L’Apféé, comme beaucoup d’associations s’intéresse de près à d’autres acteurs déterminants dans la lutte contre l’illettrisme : les parents d’élèves. « Nous partons du principe que pour bien réussir à l’école, les enfants ont besoin de l’aide quotidienne de leurs parents qui doivent être les supporters assidus de la réussite de leur enfant », plaide Jean-Jacques Moine, le président fondateur de l’Apféé. « Cette action auprès des parents qui consiste notamment à leur faire véritablement signer un contrat vis-à-vis du club Coup de Pouce Clé et à s’engager auprès de leur enfant, est ce qui compte le plus pour la suite de la scolarité de l’enfant, ce qui a l’effet le plus durable. » Même son de cloche à l’Afev qui missionnent des bénévoles pour se rendre au domicile des familles dans les quartiers populaires. « Nos bénévoles qui sont tous des étudiants créent du lien avec les familles, ils les aident à accompagner leur enfant, souligne Eunice Mangado-Lunetta. En outre ils sont formés à repérer les situations d’illettrisme chez les parents ». Profitant de ce contact privilégié développé avec les familles, ils assurent une mise en relation avec les centres de formation pour adultes.
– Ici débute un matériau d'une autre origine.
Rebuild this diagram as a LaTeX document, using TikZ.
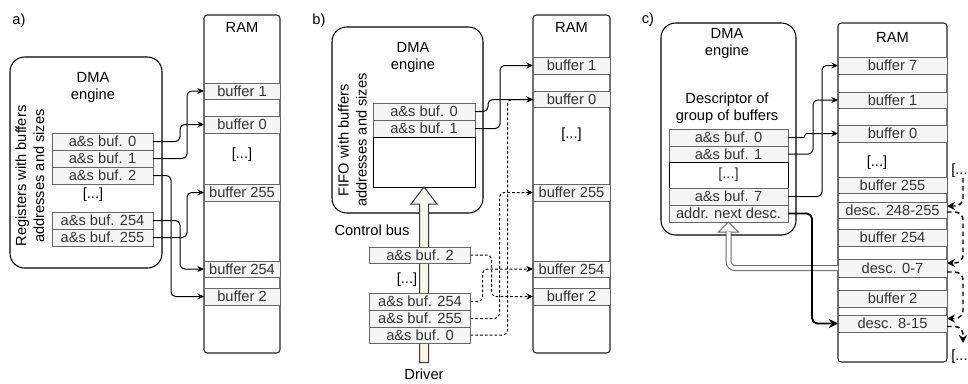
\documentclass[tikz,border=0pt]{standalone}
\usepackage{fontspec}
\setmainfont{Liberation Sans}
\usetikzlibrary{arrows.meta,calc}

\definecolor{cellfill}{HTML}{F5F5F5}
\definecolor{cellline}{HTML}{666666}
\definecolor{celltext}{HTML}{333333}
\definecolor{busfill}{HTML}{F9F7ED}
\definecolor{busline}{HTML}{36393D}

\begin{document}
\begin{tikzpicture}[x=0.75pt,y=-0.75pt,
  font=\fontsize{11}{12.75}\selectfont,
  every node/.style={inner sep=0pt, outer sep=0pt},
  cell/.style 2 args={draw=cellline, fill=cellfill, text=celltext, line width=0.75pt,
    minimum width=#1*0.75pt, minimum height=#2*0.75pt},
  blank/.style 2 args={draw=black, fill=white, text=celltext, line width=0.75pt,
    minimum width=#1*0.75pt, minimum height=#2*0.75pt},
  engine/.style 2 args={draw=black, fill=white, rounded corners=11pt, line width=0.8pt,
    minimum width=#1*0.75pt, minimum height=#2*0.75pt},
  ram/.style 2 args={draw=black!85, fill=white, rounded corners=2.5pt, line width=0.8pt,
    minimum width=#1*0.75pt, minimum height=#2*0.75pt},
  sidetext/.style={rotate=90, align=center, font=\fontsize{11}{13.5}\selectfont},
  link/.style={draw=black, line width=0.75pt, rounded corners=3.5pt,
    -{Stealth[length=5pt,width=4.5pt]}},
  dlink/.style={link, dash pattern=on 2pt off 1.6pt},
  thicklink/.style={draw=black, line width=1.4pt, rounded corners=4pt,
    -{Stealth[length=7pt,width=7pt]}},
  chain/.style={draw=black, line width=1.1pt, dash pattern=on 3.5pt off 2.5pt,
    rounded corners=6pt, -{Stealth[length=6pt,width=6pt]}},
  bus/.style={draw=busline, fill=busfill, line width=0.75pt, line join=miter},
]
\useasboundingbox (0,0) rectangle (968,383);

% ---------------- a) registers in the DMA engine ----------------
\node (labA) at (19,21) {a)};
\node[engine={152}{211}] (engA) at (86,162.5) {};
\node[align=center] (engAt) at (93,87) {DMA\\engine};
\node[sidetext] (regA) at (30,176) {Registers with buffers\\addresses and sizes};
\node[cell={101}{17}] (aA0)   at (102.5,141.5) {a\&s buf. 0};
\node[cell={101}{17}] (aA1)   at (102.5,158.5) {a\&s buf. 1};
\node[cell={101}{17}] (aA2)   at (102.5,175.5) {a\&s buf. 2};
\node (dotsA) at (93,195) {[...]};
\node[cell={101}{17}] (aA254) at (102.5,220.5) {a\&s buf. 254};
\node[cell={101}{17}] (aA255) at (102.5,237.5) {a\&s buf. 255};

\node[ram={76}{338}] (ramA) at (242,184) {};
\node (ramAt) at (242,27) {RAM};
\node[cell={76}{16}] (rA1)   at (242,91)    {buffer 1};
\node[cell={76}{17}] (rA0)   at (242,124.5) {buffer 0};
\node (rAdots) at (242,155) {[...]};
\node[cell={76}{17}] (rA255) at (242,192.5) {buffer 255};
\node[cell={76}{16}] (rA254) at (242,269)   {buffer 254};
\node[cell={76}{17}] (rA2)   at (242,296.5) {buffer 2};

\draw[link] (aA0.east)   -- ++(27,0) |- (rA0.west);
\draw[link] (aA1.east)   -- ++(34,0) |- (rA1.west);
\draw[link] (aA2.east)   -- ++(18,0) |- (rA2.west);
\draw[link] (aA254.east) -- ++(27,0) |- (rA254.west);
\draw[link] (aA255.east) -- ++(34,0) |- (rA255.west);

% ---------------- b) FIFO fed over the control bus ----------------
\node (labB) at (319,21) {b)};
\node[engine={151}{186}] (engB) at (407.5,120) {};
\node[align=center] (engBt) at (413,57) {DMA\\engine};
\node[sidetext] (fifoT) at (352.5,140) {FIFO with buffers\\addresses and sizes};
\node[cell={102}{17}] (fB0) at (424,111.5) {a\&s buf. 0};
\node[cell={102}{17}] (fB1) at (424,128.5) {a\&s buf. 1};
\node[blank={102}{50}] (fBe) at (424,162) {};

\node (drv) at (424,374) {Driver};
\node (cbus) at (372,230) {Control bus};
\coordinate (bTip) at (fBe.south);
\coordinate (bEnd) at ($(drv.north)+(0,-6)$);
\draw[bus] (bTip) -- ($(bTip)+(13,17)$) -- ($(bTip)+(4.5,17)$) -- ($(bEnd)+(4.5,0)$)
  -- ($(bEnd)+(-4.5,0)$) -- ($(bTip)+(-4.5,17)$) -- ($(bTip)+(-13,17)$) -- cycle;

\node[cell={101}{16}] (dB2)   at (420,255)   {a\&s buf. 2};
\node (dotsB) at (407,280) {[...]};
\node[cell={101}{17}] (dB254) at (420,301.5) {a\&s buf. 254};
\node[cell={101}{17}] (dB255) at (420,318.5) {a\&s buf. 255};
\node[cell={101}{16}] (dB0)   at (420,335)   {a\&s buf. 0};

\node[ram={77}{338}] (ramB) at (571.5,184) {};
\node (ramBt) at (571.5,27) {RAM};
\node[cell={77}{17}] (rB1)   at (571.5,65.5)  {buffer 1};
\node[cell={77}{16}] (rB0)   at (571.5,99.5)  {buffer 0};
\node (rBdots) at (571.5,135) {[...]};
\node[cell={77}{17}] (rB255) at (571.5,192.5) {buffer 255};
\node[cell={77}{16}] (rB254) at (571.5,269)   {buffer 254};
\node[cell={77}{17}] (rB2)   at (571.5,296.5) {buffer 2};

\draw[link]  (fB0.east)   -- ++(13,0) |- (rB0.west);
\draw[link]  (fB1.east)   -- ++(25,0) |- (rB1.west);
\draw[dlink] (dB2.east)   -- ++(21,0) |- (rB2.west);
\draw[dlink] (dB254.east) -- ++(12,0) |- (rB254.west);
\draw[dlink] (dB255.east) -- ++(29,0) |- (rB255.west);
\draw[dlink] (dB0.east)   -- ++(37,0) |- (rB0.west);

% ---------------- c) chained descriptors ----------------
\node (labC) at (648,20) {c)};
\node[engine={135}{212}] (engC) at (728.5,129) {};
\node[align=center] (engCt) at (727,43) {DMA\\engine};
\node[align=center] (descT) at (727,108) {Descriptor of\\group of buffers};
\node[cell={119}{17}] (cC0) at (728.5,137.5) {a\&s buf. 0};
\node[cell={119}{16}] (cC1) at (728.5,154)   {a\&s buf. 1};
\node[blank={119}{26}] (cCd) at (728.5,175)  {[...]};
\node[cell={119}{17}] (cC7) at (728.5,196.5) {a\&s buf. 7};
\node[cell={119}{17}] (cCn) at (728.5,213.5) {addr. next desc.};

\node[ram={109}{339}] (ramC) at (892.5,192.5) {};
\node (ramCt) at (892.5,37) {RAM};
\node[cell={109}{17}] (rC7)    at (892.5,65.5)  {buffer 7};
\node[cell={109}{16}] (rC1)    at (892.5,100)   {buffer 1};
\node[cell={109}{17}] (rC0)    at (892.5,133.5) {buffer 0};
\node (rCdots) at (877,163) {[...]};
\node[cell={109}{16}] (rC255)  at (892.5,185)   {buffer 255};
\node[cell={109}{16}] (rCd248) at (892.5,210)   {desc. 248-255};
\node[cell={109}{17}] (rC254)  at (892.5,237.5) {buffer 254};
\node[cell={109}{18}] (rCd0)   at (892.5,268)   {desc. 0-7};
\node[cell={109}{17}] (rC2)    at (892.5,298.5) {buffer 2};
\node[cell={109}{17}] (rCd8)   at (892.5,323.5) {desc. 8-15};

% descriptor loaded into the engine (hollow arrow)
\coordinate (hTip) at (cCn.south);
\draw[draw=cellline, fill=white, line width=0.75pt] (hTip) -- ($(hTip)+(10,10)$)
  -- ($(hTip)+(-10,10)$) -- cycle;
\draw[draw=cellline, double=white, double distance=3pt, line width=0.75pt,
  rounded corners=5pt] (rCd0.west) -| ($(hTip)+(0,9.6)$);

\draw[link, rounded corners=1.5pt] (cC0.east) -- ++(17,0) |- (rC0.west);
\draw[link] (cC1.east) -- ++(25,0) |- (rC1.west);
\draw[link] (cC7.east) -- ++(34,0) |- (rC7.west);
\draw[thicklink] (cCn.east) -- ++(24,0) |- (rCd8.west);

% next-descriptor chain in RAM
\node[anchor=east] (dotsTop) at (967.6,171) {[...};
\node[anchor=east] (dotsBot) at (967.6,357) {[...};
\coordinate (jTop) at (963,178);
\draw[chain] (jTop) |- ($(rCd248.east)+(0,-4)$);
\draw[chain] ($(rCd248.east)+(0,2)$) -- ++(16,0) |- ($(rCd0.east)+(0,-5)$);
\draw[chain] ($(rCd0.east)+(0,4)$) -- ++(16,0) |- ($(rCd8.east)+(0,-5)$);
\draw[chain] ($(rCd8.east)+(0,3)$) -- ++(16,0) -- ++(0,16.5);
\end{tikzpicture}
\end{document}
Exemple d’accompagnement vers la lecture au sein des familles par une jeune bénévole de l’AFEV

S’adapter aux demandes des parents
L’association « Lire et dire », dont le rayon d’action s’étend sur l’arrondissement de Chinon, vise uniquement les adultes et notamment les parents d’élèves. « Nous sommes en lien avec des directeurs d’établissement, des inspecteurs nationaux pour toucher un maximum de parents », explique Dominique Hannequart, la vice-présidente de l’association. Cette ancienne enseignante raconte qu’à l’époque, elle s’étonnait de ne pas recevoir de réponses aux mots qu’elle envoyait aux parents. « On n’imagine pas les efforts et les trésors d’imagination que déploient les gens en situation d’illettrisme pour cacher leur problème. Souvent c’est la scolarisation de leur enfant qui provoque un déclic, les parents redoutent de ne pas pouvoir suivre et d’être démasqués par leur enfant. » Ensuite les bénévoles de l’association s’adaptent aux demandes des apprenants : « ça peut être une maman qui veut pouvoir lire des contes à ses enfants le soir, ou les aider à faire leurs devoirs… ». Tous les âges, toutes les origines sociales sont concernés si on en croit les associations. « Ceux qui viennent nous voir sont ceux qui ont atteint une telle souffrance, une telle honte, par rapport à leur enfant souvent, qu’ils osent enfin », conclut Dominique Hannequart.